Bigtable is not a relational database. Each table has only one key, and all operations are atomic only at the row level. There is no way to mutate multiple rows together atomically.

See the Overview of Cloud Bigtable for more information.

Our table has one row per node. The row key is a hash of the node name followed by the name itself. This spreads rows evenly across all tablet servers with no risk of name collision.

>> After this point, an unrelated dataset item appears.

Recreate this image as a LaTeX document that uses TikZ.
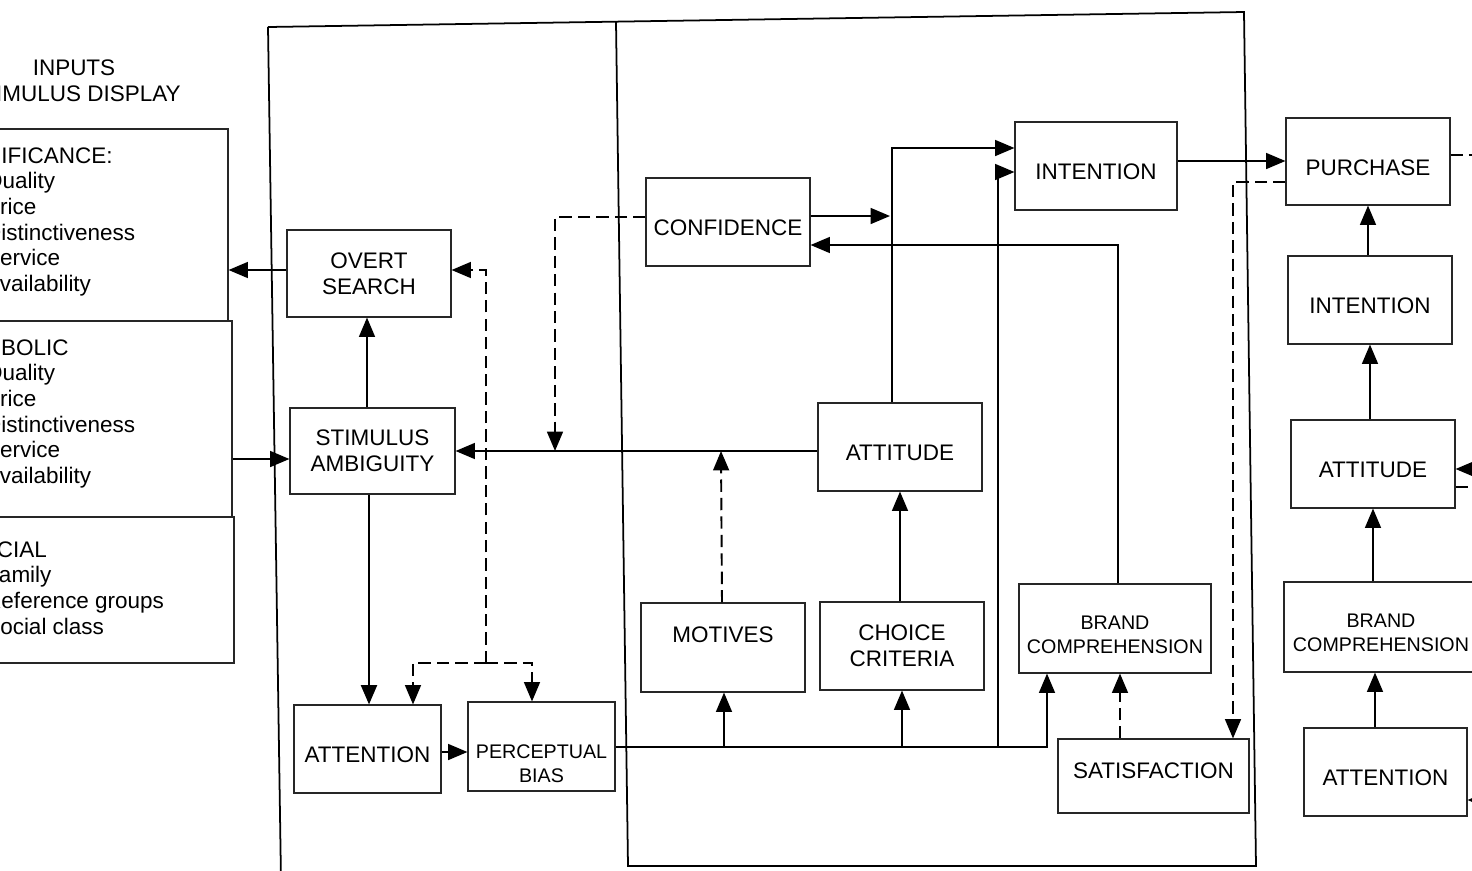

The table has three column families:

Metadata m: used to store information about the row:
- Version v: The version changes every time the row is mutated. It is used to detect conflicts related to concurrent access.
- Creator c: The cell's value is the name of its creator and its timestamp is the node creation time.
- Sticky s: When this column is present, the node is not automatically garbage collected.
- Permissions p: The access.Permissions of the node.
Servers s: Each mounted server has its own column. The column name is the server's address. The value contains the mount flags. The timestamp is the mount deadline.
Children c: Each child has its own column. The column name is the name of the child, without the path. The timestamp is the child creation time.

Example:

Key	Version	Creator	Sticky	Permissions	Mounted Server...	Child...
540f1a56/	54321	user (ts)	1	{“Admin”:...		foo (ts1)
1234abcd/foo	123	user (ts1)		{“Admin”:...		bar (ts2)
46d523e3/foo/bar	5436	user (ts2)		{“Admin”:...	/example.com:123 (deadline)

Mutations

All operations use optimistic concurrency control. If a conflicting change happens during a mutation, the whole operation is restarted.

Mutation on N
- Get Node N
- Check caller's permissions
- Apply mutation on N if node version hasn't changed

If the node version changed, it means that another mutation was applied between the time when we retrieved the node and when we tried to apply our mutation. When that happens, we restart to whole operation, starting with retrieving the node again.

Mounting / Unmounting a server

Mounting a server consists of adding a new cell to the node's row. The column family is s, the column name is the address of the server, the timestamp is the mount deadline, and the value contains the mount flags.

Unmounting a server consists of deleting the server's column.

Adding / Removing a child node

Adding or removing a node requires two mutations: one on the parent, one on the child.

When adding a node, we first add it to the parent, and then create a new row with the same timestamp.

When deleting a node, we first delete the row, and then delete the child column on the parent.

If the server process dies between the two mutations, it will leave the parent with a reference to a child row that doesn't exist. As a consequence, the parent will never be seen as “empty” and will not be automatically garbage collected. This will be corrected when:

the child is re-created, or
the parent is forcibly deleted.

Hot rows & caching

Some nodes are expected to be accessed significantly more than others, e.g. the root node and its immediate children are traversed more often than nodes that are further down the tree. The bigtable rows associated with these nodes are “hotter” which can lead to traffic imbalance and poor performance.

This problem is alleviated with a small cache in the bigtable client. High frequency or concurrent requests for the same rows can be bundled together to reduce both latency and bigtable load at the same time.

Opportunistic garbage collection

A node can be garbage-collected when it has no children, no mounted servers, and hasn't been marked as sticky. A node is sticky when someone explicitly called SetPermissions on it.

The garbage collection happens opportunistically. When a mounttable server accessed a node that is eligible for garbage collection while processing a request, this node is removed before the ongoing request completes.